----- MATERIAL -----

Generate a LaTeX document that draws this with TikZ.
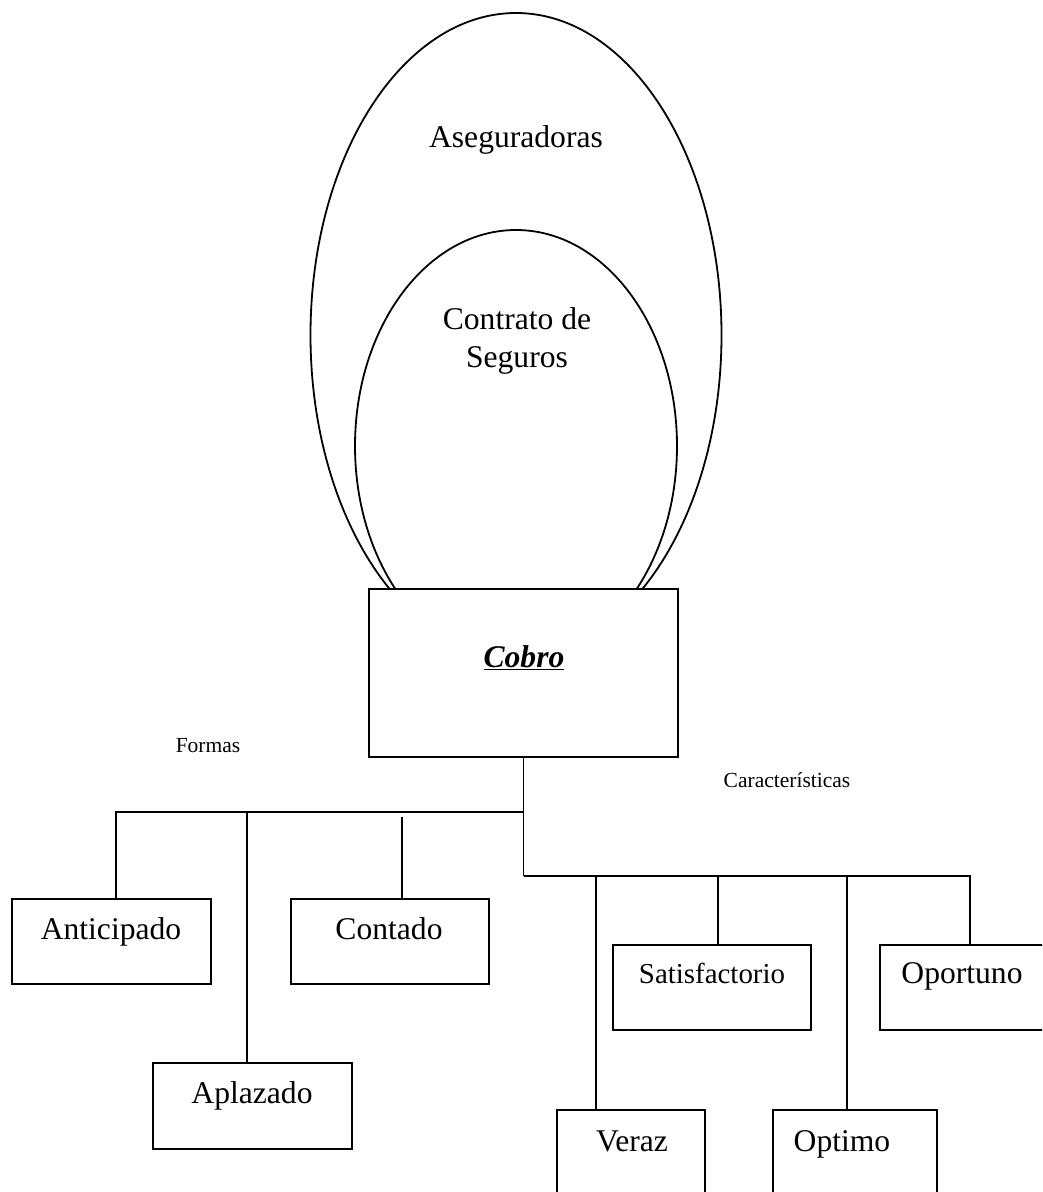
\documentclass[tikz,border=0pt]{standalone}
\usepackage{fontspec}
\setmainfont{Liberation Serif}
\begin{document}
\begin{tikzpicture}[x=1pt,y=-1pt,
  ln/.style={line width=1.8pt},
  box/.style={draw, line width=2pt, inner sep=0pt, outer sep=0pt, anchor=north west},
  big/.style={anchor=base, inner sep=0pt, font=\fontsize{31.6}{38}\selectfont},
  mid/.style={anchor=base, inner sep=0pt, font=\fontsize{28.9}{34}\selectfont},
  small/.style={anchor=base, inner sep=0pt, font=\fontsize{21.5}{26}\selectfont}]
\useasboundingbox (0,0) rectangle (1042,1192);
\clip (0,0) rectangle (1042,1192);
% ellipses
\draw[ln] (516,335) ellipse [x radius=205.5pt, y radius=322pt];
\draw[ln] (516,446) ellipse [x radius=161pt, y radius=216pt];
\node[big] (aseg) at (516,147) {Aseguradoras};
\node[big, align=center, anchor=base] (contrato) at (517,367) {Contrato de\\Seguros};
% central box
\node[box, fill=white, minimum width=309pt, minimum height=168pt] (cobro) at (369,589) {};
\node[big] (cobrot) at (524,667) {\bfseries\itshape\underline{Cobro}};
% labels
\node[small] (formas) at (208,752) {Formas};
\node[small] (caract) at (787,787) {Características};
% boxes
\node[box, minimum width=199pt, minimum height=85pt] (ant) at (12,899) {};
\node[box, minimum width=198pt, minimum height=85pt] (con) at (291,899) {};
\node[box, minimum width=199pt, minimum height=86pt] (apl) at (153,1063) {};
\node[box, minimum width=198pt, minimum height=85pt] (sat) at (613,945) {};
\node[box, minimum width=180pt, minimum height=85pt] (opo) at (880,945) {};
\node[box, minimum width=148pt, minimum height=100pt] (ver) at (557,1110) {};
\node[box, minimum width=164pt, minimum height=100pt] (opt) at (773,1110) {};
% box texts
\node[big] (antt) at (111,939) {Anticipado};
\node[big] (cont) at (389,939) {Contado};
\node[big] (aplt) at (252,1103) {Aplazado};
\node[mid] (satt) at (712,983) {Satisfactorio};
\node[big] (opot) at (962,983) {Oportuno};
\node[big] (vert) at (632,1151) {Veraz};
\node[big] (optt) at (842,1151) {Optimo};
% connectors
\coordinate (j1) at (523.5,812);
\coordinate (j2) at (523.5,876);
\coordinate (ka) at (116,812);
\coordinate (kp) at (247,812);
\coordinate (kc) at (402,817);
\coordinate (kv) at (596,876);
\coordinate (ks) at (718,876);
\coordinate (ko) at (847,876);
\coordinate (kr) at (970,876);
\draw[ln] (cobro.south) -- (j2);
\draw[ln] (j1) -- (ka) -- (ka |- ant.north);
\draw[ln] (kp) -- (kp |- apl.north);
\draw[ln] (kc) -- (kc |- con.north);
\draw[ln] (j2) -- (kr) -- (kr |- opo.north);
\draw[ln] (kv) -- (kv |- ver.north);
\draw[ln] (ks) -- (ks |- sat.north);
\draw[ln] (ko) -- (ko |- opt.north);
\end{tikzpicture}
\end{document}
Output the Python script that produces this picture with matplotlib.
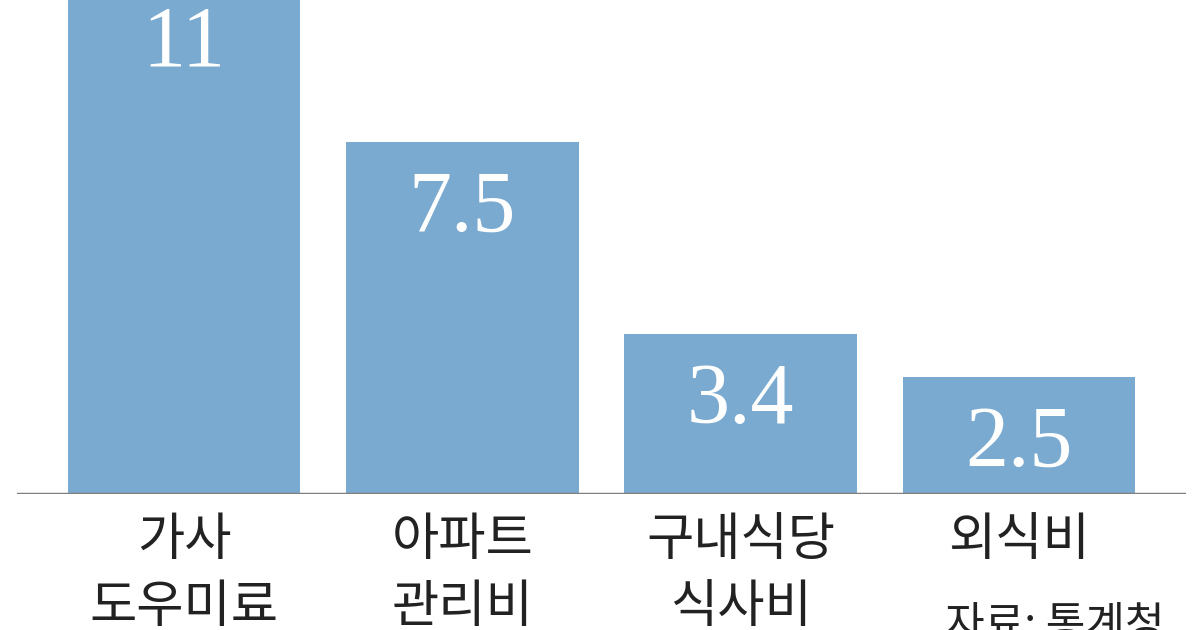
import matplotlib
matplotlib.use("Agg")
import matplotlib.pyplot as plt

plt.rcParams['font.family'] = ['Noto Sans CJK KR', 'DejaVu Sans']

categories = ['가사\n도우미료', '아파트\n관리비', '구내식당\n식사비', '외식비']
values = [11, 7.5, 3.4, 2.5]
value_labels = ['11', '7.5', '3.4', '2.5']
source = '자료: 통계청'

BAR_COLOR = '#7baad0'

fig = plt.figure(figsize=(12, 6.3), dpi=100)
# baseline sits 494 px below the top, axes runs up to the top edge (tallest bar is cut off)
ax = fig.add_axes([17 / 1200, 136 / 630, 1169 / 1200, 494 / 630])

x = list(range(len(categories)))
ax.bar(x, values, width=0.835, color=BAR_COLOR, zorder=2)
ax.set_xlim(-0.6, 3.6)
ax.set_ylim(0, 494 / 47.0)

for xi, v, lab in zip(x, values, value_labels):
    ax.annotate(lab, xy=(xi, v), xytext=(0, -49), textcoords='offset points',
                ha='center', va='center', color='white', fontsize=62,
                family='Liberation Serif', zorder=3, annotation_clip=False)

ax.axhline(0, color='#808080', lw=2.5, zorder=4)

for s in ax.spines.values():
    s.set_visible(False)
ax.set_yticks([])
ax.set_xticks(x)
ax.set_xticklabels(categories, fontsize=37, color='#222222', linespacing=1.32,
                   fontweight='light')
ax.tick_params(axis='x', length=0, pad=14)

fig.text(945 / 1200, 1 - 604 / 630, source, ha='left', va='top', fontsize=31,
         color='#222222', fontweight='light')

fig.savefig('out.png', dpi=100)
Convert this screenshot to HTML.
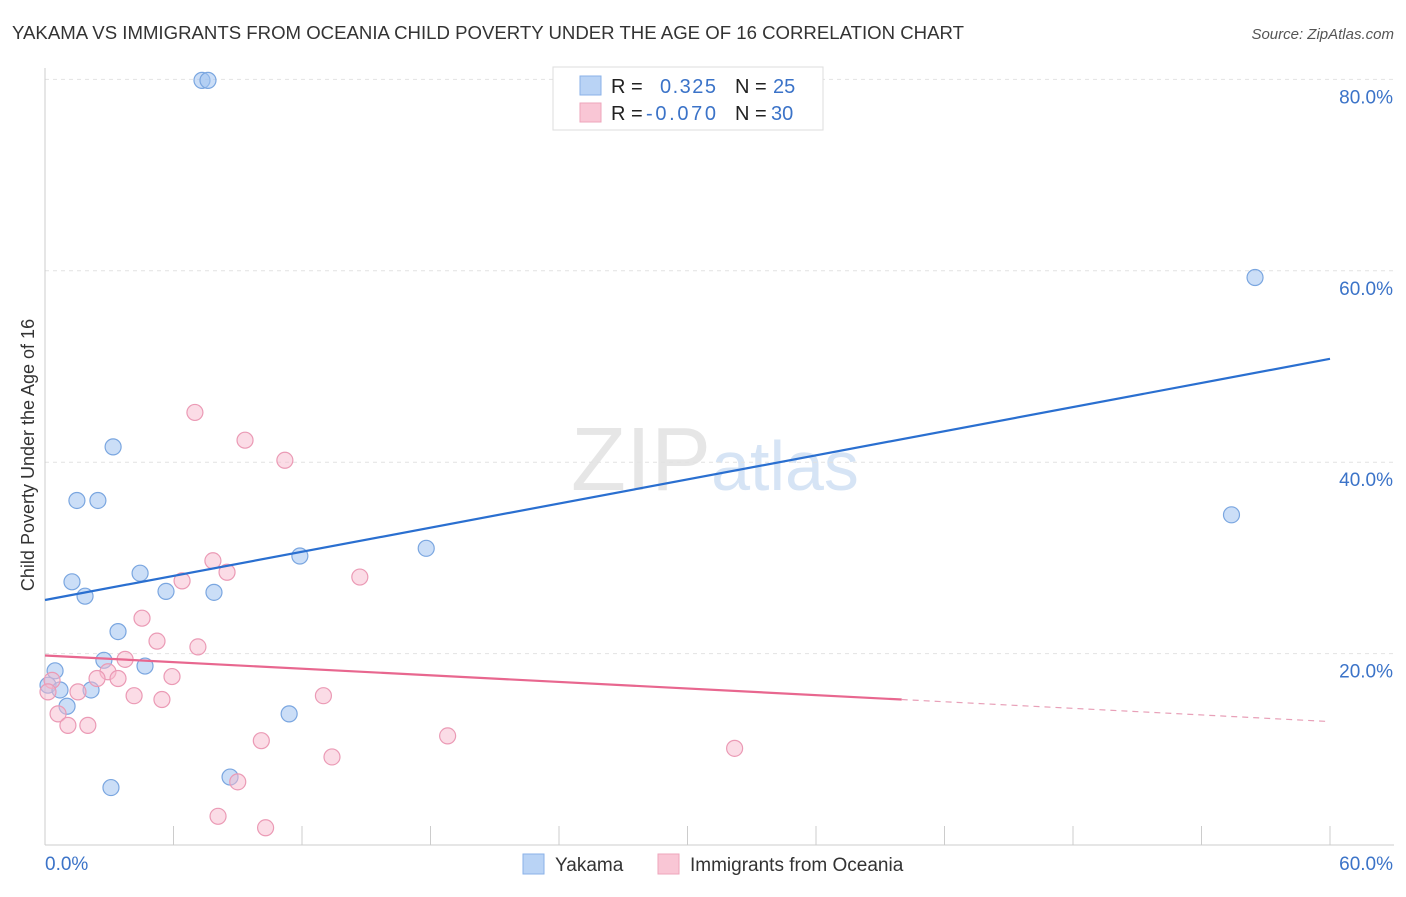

-----

__WHAT TO DO__.
Copy each line above where the string "this" occurs.

__ANSWER TO THE PROBLEM__.
Generate a LaTeX document that draws this with TikZ.
Output the Python script that produces this picture with matplotlib.
Convert this screenshot to HTML.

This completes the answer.